- Directed by: Gérard Pullicino
- Written by: Vincent Lambert Gérard Pullicino Serge Richez
- Produced by: Georges Benayoun
- Starring: Mitchell David Rothpan Maria de Medeiros Michel Jonasz Tchéky Karyo
- Cinematography: Éric Cayla
- Edited by: Laurent Rouan
- Music by: Gérard Pullicino Ken Worth
- Production companies: Allegro Films IMA Productions
- Distributed by: AFMD Motion International
- Release date: April 7, 1999;
- Running time: 95 minutes
- Countries: Canada France
- Language: French

= Babel (1999 film) =

Babel is a fantasy adventure film, directed by Gérard Pullicino and released in 1999.

The film centres on the Babels, a strange race of trolls who once lived alongside human beings but have been secretly living underground since the Tower of Babel; one day, their map to the secret location of the tower is stolen by a dog who takes it to his human master Patrick Carat (Michel Jonasz), forcing the Babels to team up with Patrick's son David (Mitchell David Rothpan) and David's schoolteacher Alice (Maria de Medeiros) to recover the map before the evil Nemrod (Tchéky Karyo) can steal it to control the world.

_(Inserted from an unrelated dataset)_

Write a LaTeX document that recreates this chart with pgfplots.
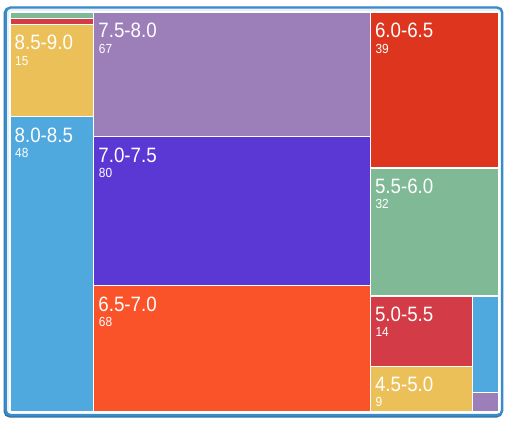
\documentclass[border=0pt]{standalone}
\usepackage{pgfplots}
\pgfplotsset{compat=1.18}
\usepackage{fontspec}
\newfontfamily\labfont{Liberation Sans}[FakeStretch=0.9]
\definecolor{cblue}{HTML}{4FA8DE}
\definecolor{cyellow}{HTML}{ECC058}
\definecolor{cpurple}{HTML}{9C7EB9}
\definecolor{cindigo}{HTML}{5B38D4}
\definecolor{corange}{HTML}{FB5329}
\definecolor{cred}{HTML}{DE351E}
\definecolor{cgreen}{HTML}{7FB996}
\definecolor{ccrimson}{HTML}{D33B46}
\definecolor{frameblue}{HTML}{3A8BC9}
\definecolor{frameshadow}{HTML}{2F72A8}
\definecolor{palebg}{HTML}{E8F1F9}
% Treemap cells (values): 9.5-10.0:1, 9.0-9.5:1, 8.5-9.0:15, 8.0-8.5:48 | 7.5-8.0:67, 7.0-7.5:80, 6.5-7.0:68 | 6.0-6.5:39, 5.5-6.0:32, 5.0-5.5:14, 4.5-5.0:9, 4.0-4.5:5, 3.5-4.0:1
% Column widths proportional to 65 / 215 / 100 of 380; heights proportional within each column.
\newcommand{\cell}[5]{\addplot[fill=#5, draw=white, line width=1.1pt] coordinates {(#1,#2) (#3,#2) (#3,#4) (#1,#4) (#1,#2)};}
\tikzset{tl/.style={anchor=base west, text=white, inner sep=0pt, font=\labfont\fontsize{20.8}{22}\selectfont},
         vl/.style={anchor=base west, text=white, inner sep=0pt, font=\labfont\fontsize{13.2}{15}\selectfont}}
\begin{document}
\begin{tikzpicture}
\begin{axis}[
  hide axis, scale only axis, clip=false,
  width=505pt, height=425pt,
  xmin=0, xmax=505, ymin=0, ymax=425, y dir=reverse,
]
\addplot[fill=white, draw=none] coordinates {(0,0) (505,0) (505,425) (0,425) (0,0)};
\draw[rounded corners=5pt, line width=2.6pt, draw=frameshadow] (axis cs:4.8,8.3) rectangle (axis cs:501.5,416.3);
\draw[rounded corners=5pt, line width=2.4pt, draw=frameblue, fill=palebg] (axis cs:5.6,7.5) rectangle (axis cs:502.2,415.2);
% left column
\cell{10}{12}{93.65}{18.15}{cgreen}
\cell{10}{18.15}{93.65}{24.31}{ccrimson}
\cell{10}{24.31}{93.65}{116.62}{cyellow}
\cell{10}{116.62}{93.65}{412}{cblue}
% middle column
\cell{93.65}{12}{370.32}{136.65}{cpurple}
\cell{93.65}{136.65}{370.32}{285.49}{cindigo}
\cell{93.65}{285.49}{370.32}{412}{corange}
% right column
\cell{370.32}{12}{499}{168}{cred}
\cell{370.32}{168}{499}{296}{cgreen}
\cell{370.32}{296}{472.38}{366.61}{ccrimson}
\cell{370.32}{366.61}{472.38}{412}{cyellow}
\cell{472.38}{296}{499}{392.67}{cblue}
\cell{472.38}{392.67}{499}{412}{cpurple}
% labels
\node[tl] at (axis cs:14.5,49.8) {8.5-9.0};
\node[vl] at (axis cs:15,65.5) {15};
\node[tl] at (axis cs:14.5,142.1) {8.0-8.5};
\node[vl] at (axis cs:15,157.8) {48};
\node[tl] at (axis cs:98.2,37.5) {7.5-8.0};
\node[vl] at (axis cs:98.7,53.2) {67};
\node[tl] at (axis cs:98.2,162.2) {7.0-7.5};
\node[vl] at (axis cs:98.7,177.8) {80};
\node[tl] at (axis cs:98.2,311.0) {6.5-7.0};
\node[vl] at (axis cs:98.7,326.6) {68};
\node[tl] at (axis cs:374.8,37.5) {6.0-6.5};
\node[vl] at (axis cs:375.3,53.2) {39};
\node[tl] at (axis cs:374.8,193.0) {5.5-6.0};
\node[vl] at (axis cs:375.3,208.2) {32};
\node[tl] at (axis cs:374.8,321.3) {5.0-5.5};
\node[vl] at (axis cs:375.3,336.8) {14};
\node[tl] at (axis cs:374.8,391.3) {4.5-5.0};
\node[vl] at (axis cs:375.3,406.5) {9};
\end{axis}
\end{tikzpicture}
\end{document}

The cast also includes Bronwen Booth, Sheena Larkin, Garry Robbins, Maxim Roy, Mark Camacho, Nagui Fam, Maggie Castle, Dino Tosques, Frank Fontaine, Hassan Hamdani, Bruno Ledez, Claude Giroux, Christopher Heyerdahl, Al Vandecruys, Daniel Emilfork and Maurice Chevit in supporting roles.

==Awards==
Éric Cayla received a Jutra Award nomination for Best Cinematography at the 2nd Jutra Awards in 2000.